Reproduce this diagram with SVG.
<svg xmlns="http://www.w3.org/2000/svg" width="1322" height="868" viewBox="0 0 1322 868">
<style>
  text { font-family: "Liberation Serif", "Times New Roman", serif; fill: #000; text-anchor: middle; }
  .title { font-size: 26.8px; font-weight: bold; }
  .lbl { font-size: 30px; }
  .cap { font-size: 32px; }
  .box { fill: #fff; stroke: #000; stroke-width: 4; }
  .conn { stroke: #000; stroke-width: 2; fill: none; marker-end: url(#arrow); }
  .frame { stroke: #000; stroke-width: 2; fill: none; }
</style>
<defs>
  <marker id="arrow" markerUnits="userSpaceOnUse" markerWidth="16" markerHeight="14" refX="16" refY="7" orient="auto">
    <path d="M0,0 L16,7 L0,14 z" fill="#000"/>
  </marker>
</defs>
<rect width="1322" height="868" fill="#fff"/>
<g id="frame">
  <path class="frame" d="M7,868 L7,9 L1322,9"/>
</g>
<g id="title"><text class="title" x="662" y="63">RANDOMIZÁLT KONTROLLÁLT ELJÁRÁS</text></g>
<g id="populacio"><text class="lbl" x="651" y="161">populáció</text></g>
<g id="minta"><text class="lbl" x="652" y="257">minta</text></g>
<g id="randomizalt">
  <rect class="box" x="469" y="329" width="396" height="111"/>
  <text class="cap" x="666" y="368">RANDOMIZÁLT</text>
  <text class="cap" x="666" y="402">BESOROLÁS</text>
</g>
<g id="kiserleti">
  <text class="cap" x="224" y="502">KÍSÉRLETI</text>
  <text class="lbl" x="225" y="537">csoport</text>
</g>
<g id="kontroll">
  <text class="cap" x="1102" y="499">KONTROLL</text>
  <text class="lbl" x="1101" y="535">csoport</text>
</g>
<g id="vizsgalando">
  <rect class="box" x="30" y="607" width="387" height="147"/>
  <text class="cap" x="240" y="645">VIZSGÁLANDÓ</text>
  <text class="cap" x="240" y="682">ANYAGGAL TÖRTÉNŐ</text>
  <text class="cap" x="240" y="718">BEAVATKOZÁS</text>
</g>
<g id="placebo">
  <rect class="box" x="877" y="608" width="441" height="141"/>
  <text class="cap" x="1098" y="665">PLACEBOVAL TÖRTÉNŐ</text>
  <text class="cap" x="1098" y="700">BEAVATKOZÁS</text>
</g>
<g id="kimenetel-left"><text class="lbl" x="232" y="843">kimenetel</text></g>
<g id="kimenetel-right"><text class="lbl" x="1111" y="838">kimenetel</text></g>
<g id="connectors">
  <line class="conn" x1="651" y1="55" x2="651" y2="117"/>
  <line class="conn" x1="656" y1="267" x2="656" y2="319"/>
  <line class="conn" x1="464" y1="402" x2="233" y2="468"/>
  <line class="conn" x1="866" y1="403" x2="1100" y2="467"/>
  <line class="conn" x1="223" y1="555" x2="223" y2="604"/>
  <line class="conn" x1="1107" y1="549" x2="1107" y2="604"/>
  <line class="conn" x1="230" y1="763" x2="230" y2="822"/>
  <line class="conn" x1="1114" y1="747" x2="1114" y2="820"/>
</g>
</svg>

Task directions: Reproduce the material above exactly; please quote every line of it.

Answer to the problem:
Reproduce this diagram with SVG.
<svg xmlns="http://www.w3.org/2000/svg" width="1322" height="868" viewBox="0 0 1322 868">
<style>
  text { font-family: "Liberation Serif", "Times New Roman", serif; fill: #000; text-anchor: middle; }
  .title { font-size: 26.8px; font-weight: bold; }
  .lbl { font-size: 30px; }
  .cap { font-size: 32px; }
  .box { fill: #fff; stroke: #000; stroke-width: 4; }
  .conn { stroke: #000; stroke-width: 2; fill: none; marker-end: url(#arrow); }
  .frame { stroke: #000; stroke-width: 2; fill: none; }
</style>
<defs>
  <marker id="arrow" markerUnits="userSpaceOnUse" markerWidth="16" markerHeight="14" refX="16" refY="7" orient="auto">
    <path d="M0,0 L16,7 L0,14 z" fill="#000"/>
  </marker>
</defs>
<rect width="1322" height="868" fill="#fff"/>
<g id="frame">
  <path class="frame" d="M7,868 L7,9 L1322,9"/>
</g>
<g id="title"><text class="title" x="662" y="63">RANDOMIZÁLT KONTROLLÁLT ELJÁRÁS</text></g>
<g id="populacio"><text class="lbl" x="651" y="161">populáció</text></g>
<g id="minta"><text class="lbl" x="652" y="257">minta</text></g>
<g id="randomizalt">
  <rect class="box" x="469" y="329" width="396" height="111"/>
  <text class="cap" x="666" y="368">RANDOMIZÁLT</text>
  <text class="cap" x="666" y="402">BESOROLÁS</text>
</g>
<g id="kiserleti">
  <text class="cap" x="224" y="502">KÍSÉRLETI</text>
  <text class="lbl" x="225" y="537">csoport</text>
</g>
<g id="kontroll">
  <text class="cap" x="1102" y="499">KONTROLL</text>
  <text class="lbl" x="1101" y="535">csoport</text>
</g>
<g id="vizsgalando">
  <rect class="box" x="30" y="607" width="387" height="147"/>
  <text class="cap" x="240" y="645">VIZSGÁLANDÓ</text>
  <text class="cap" x="240" y="682">ANYAGGAL TÖRTÉNŐ</text>
  <text class="cap" x="240" y="718">BEAVATKOZÁS</text>
</g>
<g id="placebo">
  <rect class="box" x="877" y="608" width="441" height="141"/>
  <text class="cap" x="1098" y="665">PLACEBOVAL TÖRTÉNŐ</text>
  <text class="cap" x="1098" y="700">BEAVATKOZÁS</text>
</g>
<g id="kimenetel-left"><text class="lbl" x="232" y="843">kimenetel</text></g>
<g id="kimenetel-right"><text class="lbl" x="1111" y="838">kimenetel</text></g>
<g id="connectors">
  <line class="conn" x1="651" y1="55" x2="651" y2="117"/>
  <line class="conn" x1="656" y1="267" x2="656" y2="319"/>
  <line class="conn" x1="464" y1="402" x2="233" y2="468"/>
  <line class="conn" x1="866" y1="403" x2="1100" y2="467"/>
  <line class="conn" x1="223" y1="555" x2="223" y2="604"/>
  <line class="conn" x1="1107" y1="549" x2="1107" y2="604"/>
  <line class="conn" x1="230" y1="763" x2="230" y2="822"/>
  <line class="conn" x1="1114" y1="747" x2="1114" y2="820"/>
</g>
</svg>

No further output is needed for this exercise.